While the blog celebrated its first blogiversary over a month ago, today marks my blogiversary. Shortly after I e-mailed Bruce (whom I then only knew as “GayPatriot) to praise him for telling Log Cabin to stick it (for withholding its endorsement of the president in last fall’s campaign), we exchanged e-mails and soon he invited me on board.
Bruce, I am grateful for the opportunity you gave me to share my thoughts with your audience, pretty substantial even back then for a blog so young.
Since then, we have gotten to know each other and frequently found it uncanny how similar our thoughts are on certain issues. And I met Bruce and his Partner John last fall when they were in LA. We made a pilgrimage to one of the most sacred spots in Southern California–the Reagan Library.
I am also grateful to those of you who read us regularly and those who comment, particularly those who take the time to express their disagreement in a civil manner. While I know (and regret) that some critics misrepresent our ideas and call us (and our supporters names), I appreciate those like Patrick who help further the kind of debate, I believe, a blog should promote.
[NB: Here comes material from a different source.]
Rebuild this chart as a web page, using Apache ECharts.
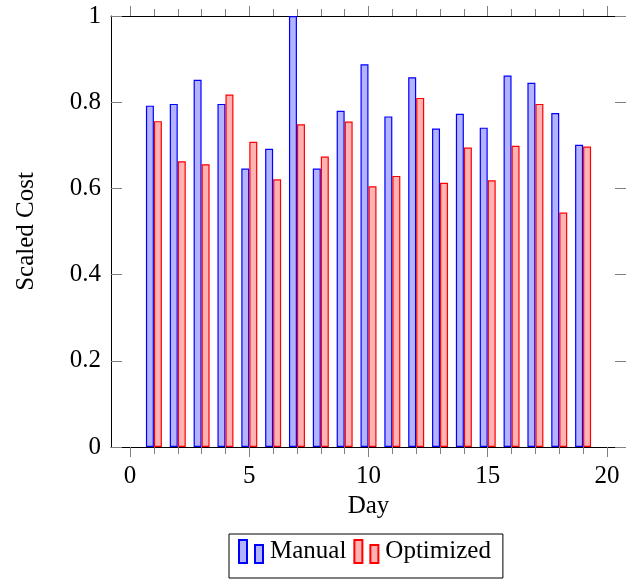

As I am busy writing two papers and engaging in introspection appropriate to the Days of Awe, I will not be able to post much in the next few days. I’ll try to dash off a thought or two. So, as I did when I celebrated my six-month blogiversary, I reference my “virgin post” and quote again the words of the great Albert Camus with which I entered the blogosphere:
Something in us has been destroyed by the spectacle of the years just past. And this something is the eternal confidence of man, which has always made him believe that one could draw human reactions from another man by speaking to him in the language of humanity. We have seen lying, debasing, killing, deportations, torture, and each time it was not possible to persuade those who were doing it not to do it, because they were so sure of themselves and because one cannot persuade an abstraction, that is to say, the representative of an ideology.
The long conversation of mankind has just ended. And, of course, a man whom one cannot persuade is a man who frightens us….
We live in terror because persuasion is no longer possible, because man has been delivered entirely to history and because he can no longer turn to that part of himself, as true as the historical part, which he discovers in front of the beauty of the world and of human faces…
“The Century of Fear” from Combat, November 1946 (my translation). If I have a personal motto as a blogger, it is those words.
I seek always to remain open to persuasion and to keep open as well that long conversation which too many, on both sides of the political aisle, would rather keep closed.